The problem with this, however, is that the more weight you put on impact, the less time you devote to reflecting on your actions. With less reflection, one’s motivations become streamlined into something simplistic and without substance. This can be dangerous because personal motivation is a key determinant of what real impact is going to look like. If the true motivation is personal gain and heroism, then the activist is far less likely to get his or her hands dirty into the complex issues that allow Joseph Konys to be bred and children to be vulnerable to abduction. In reality, the line between who creates problems, who the victim is, and who at the end of the day emerges as the savior is far more blurred than Russell’s Hollywood analogy.

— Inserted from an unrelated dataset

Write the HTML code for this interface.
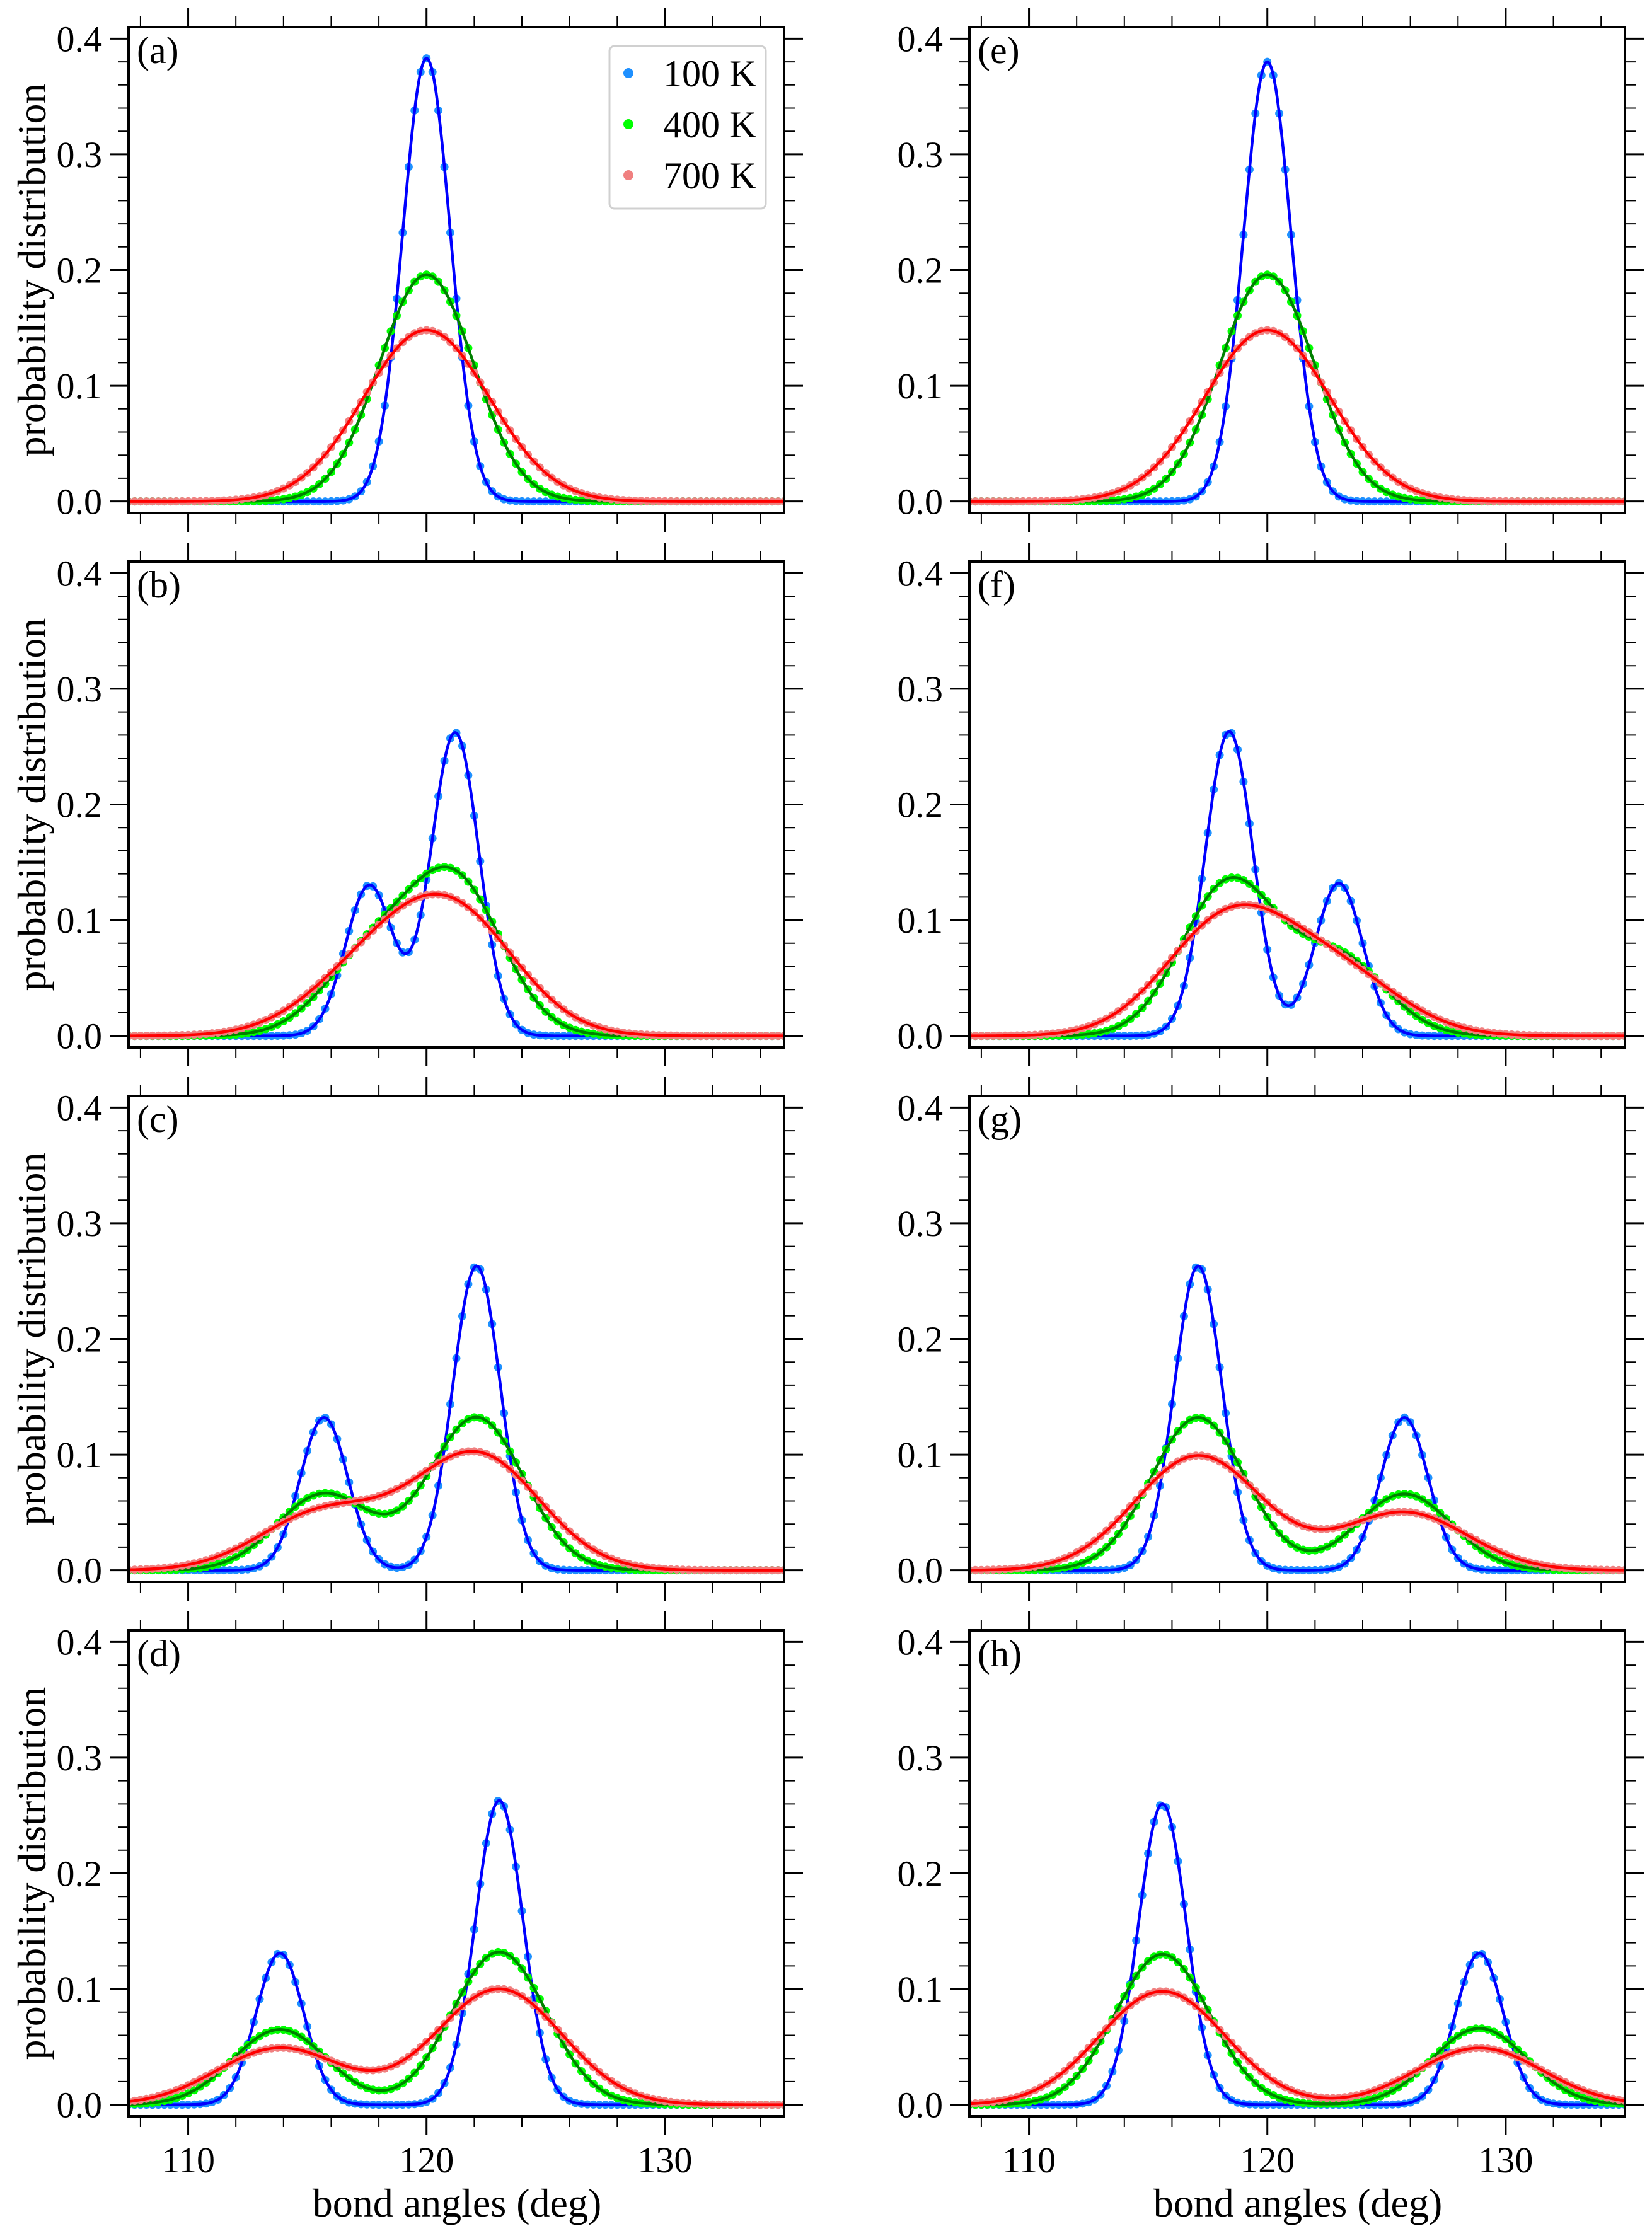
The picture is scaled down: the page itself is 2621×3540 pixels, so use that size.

It is fair to say that the mass awareness of a thug like Kony is a good way to put pressure on policy makers whose job it is to get their hands dirty and do something. But this makes people comfortable solely with the satisfaction that they have been part of an effort to instigate a change in policy that they ultimately have little say in and won’t necessarily lead to a better situation. People should really think about their motivations and relate them to what it means for actually helping others. This way, people will adopt a way of thinking that works with complexity, a necessary step in tackling the issues and letting go of false “good guys” and “bad guys” constructs of the world.